EXERCISE DIRECTIONS
Copy exactly, and only, the lines below from the first through the one containing "from matplotlib.ticker import", both included; pictures are omitted.

=== STORED DATA ===

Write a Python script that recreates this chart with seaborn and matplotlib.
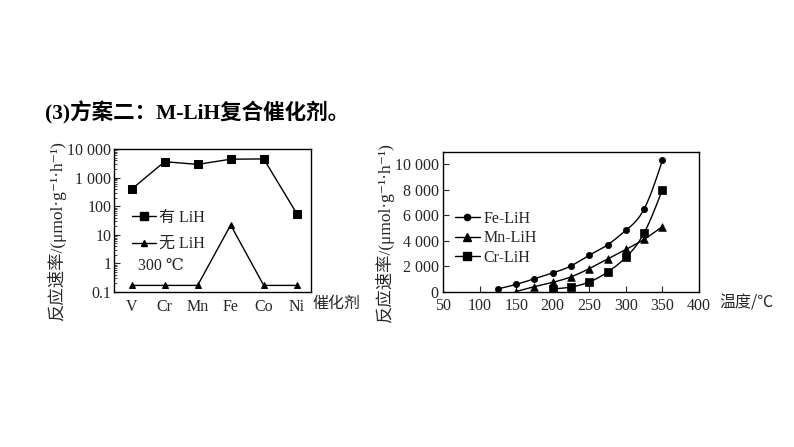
import numpy as np
import pandas as pd
import seaborn as sns
import matplotlib
matplotlib.use("Agg")
import matplotlib.pyplot as plt
from matplotlib.lines import Line2D
from matplotlib.ticker import FixedLocator, LogLocator, NullFormatter

# ---------------- data ----------------
catalysts = ["V", "Cr", "Mn", "Fe", "Co", "Ni"]
rate_with_lih = [390, 3600, 2900, 4400, 4500, 55]
rate_without_lih = [0.17, 0.17, 0.17, 22, 0.17, 0.17]
left_ytick_vals = [0.1, 1, 10, 100, 1000, 10000]
left_ytick_labels = ["0.1", "1", "10", "100", "1 000", "10 000"]

temp_fe = [125, 150, 175, 200, 225, 250, 275, 300, 325, 350]
rate_fe = [200, 560, 1000, 1460, 2010, 2850, 3660, 4800, 6480, 10300]
temp_mn = [150, 175, 200, 225, 250, 275, 300, 325, 350]
rate_mn = [0, 380, 720, 1150, 1800, 2550, 3300, 4100, 5100]
temp_cr = [200, 225, 250, 275, 300, 325, 350]
rate_cr = [200, 350, 750, 1520, 2680, 4600, 8000]
right_xticks = [50, 100, 150, 200, 250, 300, 350, 400]
right_yticks = [0, 2000, 4000, 6000, 8000, 10000]
right_ytick_labels = ["0", "2 000", "4 000", "6 000", "8 000", "10 000"]

# ---------------- style ----------------
sns.set_theme(style="ticks")
SERIF = ["Liberation Serif", "DejaVu Serif", "Noto Sans CJK SC"]
CJK = ["Noto Sans CJK SC", "Liberation Serif", "DejaVu Serif"]
plt.rcParams["font.family"] = SERIF
plt.rcParams["axes.unicode_minus"] = False
plt.rcParams["xtick.direction"] = "in"
plt.rcParams["ytick.direction"] = "in"

fig = plt.figure(figsize=(7.94, 4.47), dpi=100)
W, H = 794, 447
TICK_FS = 11.5


def px_axes(x0, y0, x1, y1):
    return fig.add_axes([x0 / W, 1 - y1 / H, (x1 - x0) / W, (y1 - y0) / H])


def natural_spline(x, y, n=200):
    x = np.asarray(x, float)
    y = np.asarray(y, float)
    k = len(x)
    h = np.diff(x)
    A = np.zeros((k, k))
    b = np.zeros(k)
    A[0, 0] = 1
    A[-1, -1] = 1
    for i in range(1, k - 1):
        A[i, i - 1] = h[i - 1]
        A[i, i] = 2 * (h[i - 1] + h[i])
        A[i, i + 1] = h[i]
        b[i] = 6 * ((y[i + 1] - y[i]) / h[i] - (y[i] - y[i - 1]) / h[i - 1])
    M = np.linalg.solve(A, b)
    xs = np.linspace(x[0], x[-1], n)
    idx = np.clip(np.searchsorted(x, xs) - 1, 0, k - 2)
    xi, xi1 = x[idx], x[idx + 1]
    hi = xi1 - xi
    t1 = xi1 - xs
    t2 = xs - xi
    ys = (M[idx] * t1 ** 3 / (6 * hi) + M[idx + 1] * t2 ** 3 / (6 * hi)
          + (y[idx] / hi - M[idx] * hi / 6) * t1
          + (y[idx + 1] / hi - M[idx + 1] * hi / 6) * t2)
    return xs, ys


# ---------------- title ----------------
fig.text(45 / W, 1 - 113 / H, "(3)方案二：M-LiH复合催化剂。", fontsize=15.5,
         fontweight="bold", family=["Liberation Serif", "Noto Sans CJK SC"],
         va="center", ha="left", color="black")

# ---------------- left chart ----------------
ax1 = px_axes(114, 149, 311, 292)
df_left = pd.DataFrame({"pos": np.arange(len(catalysts)),
                        "with": rate_with_lih, "without": rate_without_lih})
sns.lineplot(data=df_left, x="pos", y="with", ax=ax1, color="black", lw=1.0,
             marker="s", markersize=5.5, markeredgecolor="black")
sns.lineplot(data=df_left, x="pos", y="without", ax=ax1, color="black", lw=1.0,
             marker="^", markersize=5, markeredgecolor="black")
ax1.set_yscale("log")
ax1.set_ylim(0.1, 10000)
ax1.set_xlim(-0.53, 5.43)
ax1.yaxis.set_major_locator(FixedLocator(left_ytick_vals))
ax1.set_yticklabels(left_ytick_labels)
ax1.yaxis.set_minor_locator(LogLocator(base=10, subs=np.arange(2, 10), numticks=20))
ax1.yaxis.set_minor_formatter(NullFormatter())
ax1.set_xticks(np.arange(len(catalysts)))
ax1.set_xticklabels(catalysts)
ax1.tick_params(axis="x", length=0, labelsize=TICK_FS, pad=5)
ax1.tick_params(axis="y", which="major", length=4, width=0.8, labelsize=TICK_FS, pad=2)
ax1.tick_params(axis="y", which="minor", length=2.5, width=0.6)
ax1.set_xlabel("")
ax1.set_ylabel("")
for s in ax1.spines.values():
    s.set_linewidth(1.0)
    s.set_color("black")

h1 = [Line2D([], [], color="black", lw=1.0, marker="s", markersize=5.5),
      Line2D([], [], color="black", lw=1.0, marker="^", markersize=5)]
ax1.legend(h1, ["有 LiH", "无 LiH"], loc="upper left",
           bbox_to_anchor=(0.06, 0.62), frameon=False, handlelength=1.5,
           handletextpad=0.2, labelspacing=0.65, borderaxespad=0,
           prop={"family": ["Liberation Serif", "Noto Sans CJK SC"], "size": 11.5})
ax1.text(0.12, 0.18, "300 ℃", transform=ax1.transAxes, fontsize=11.5,
         family=["Liberation Serif", "DejaVu Serif"], va="center", ha="left")

fig.text(313 / W, 1 - 303 / H, "催化剂", fontsize=11.5, family=CJK,
         va="center", ha="left")
fig.text(57 / W, 1 - 231 / H, "反应速率/(μmol·g⁻¹·h⁻¹)", rotation=90,
         fontsize=12.5, family=SERIF[:1] + ["Noto Sans CJK SC", "DejaVu Serif"],
         va="center", ha="center")

# ---------------- right chart ----------------
ax2 = px_axes(443, 152, 699, 291.5)
series = [("Fe-LiH", temp_fe, rate_fe, "o", 4.5),
          ("Mn-LiH", temp_mn, rate_mn, "^", 5.5),
          ("Cr-LiH", temp_cr, rate_cr, "s", 5.5)]
handles2 = []
for name, xs, ys, mk, ms in series:
    sx, sy = natural_spline(xs, ys)
    ax2.plot(sx, sy, color="black", lw=1.0)
    sns.scatterplot(x=xs, y=ys, ax=ax2, color="black", marker=mk,
                    s=ms ** 2, edgecolor="black", linewidth=0.5, zorder=3)
    handles2.append(Line2D([], [], color="black", lw=1.0, marker=mk, markersize=ms))
ax2.set_xlim(50, 400)
ax2.set_ylim(0, 10950)
ax2.set_xticks(right_xticks)
ax2.set_xticklabels([str(v) for v in right_xticks])
ax2.set_yticks(right_yticks)
ax2.set_yticklabels(right_ytick_labels)
ax2.tick_params(axis="both", length=4, width=0.8, labelsize=TICK_FS)
ax2.tick_params(axis="x", pad=5)
ax2.tick_params(axis="y", pad=3)
for s in ax2.spines.values():
    s.set_linewidth(1.0)
    s.set_color("black")
ax2.legend(handles2, ["Fe-LiH", "Mn-LiH", "Cr-LiH"], loc="upper left",
           bbox_to_anchor=(0.02, 0.625), frameon=False, handlelength=1.6,
           handletextpad=0.2, labelspacing=0.22, borderaxespad=0,
           prop={"family": ["Liberation Serif"], "size": 11.5})

fig.text(719 / W, 1 - 303 / H, "温度/℃", fontsize=11.5,
         family=["Noto Sans CJK SC", "Liberation Serif"], va="center", ha="left")
fig.text(385 / W, 1 - 233 / H, "反应速率/(μmol·g⁻¹·h⁻¹)", rotation=90,
         fontsize=12.5, family=SERIF[:1] + ["Noto Sans CJK SC", "DejaVu Serif"],
         va="center", ha="center")

fig.savefig("out.png", dpi=100, facecolor="white")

===

ANSWER FOR THE TASK
Write a Python script that recreates this chart with seaborn and matplotlib.
import numpy as np
import pandas as pd
import seaborn as sns
import matplotlib
matplotlib.use("Agg")
import matplotlib.pyplot as plt
from matplotlib.lines import Line2D
from matplotlib.ticker import FixedLocator, LogLocator, NullFormatter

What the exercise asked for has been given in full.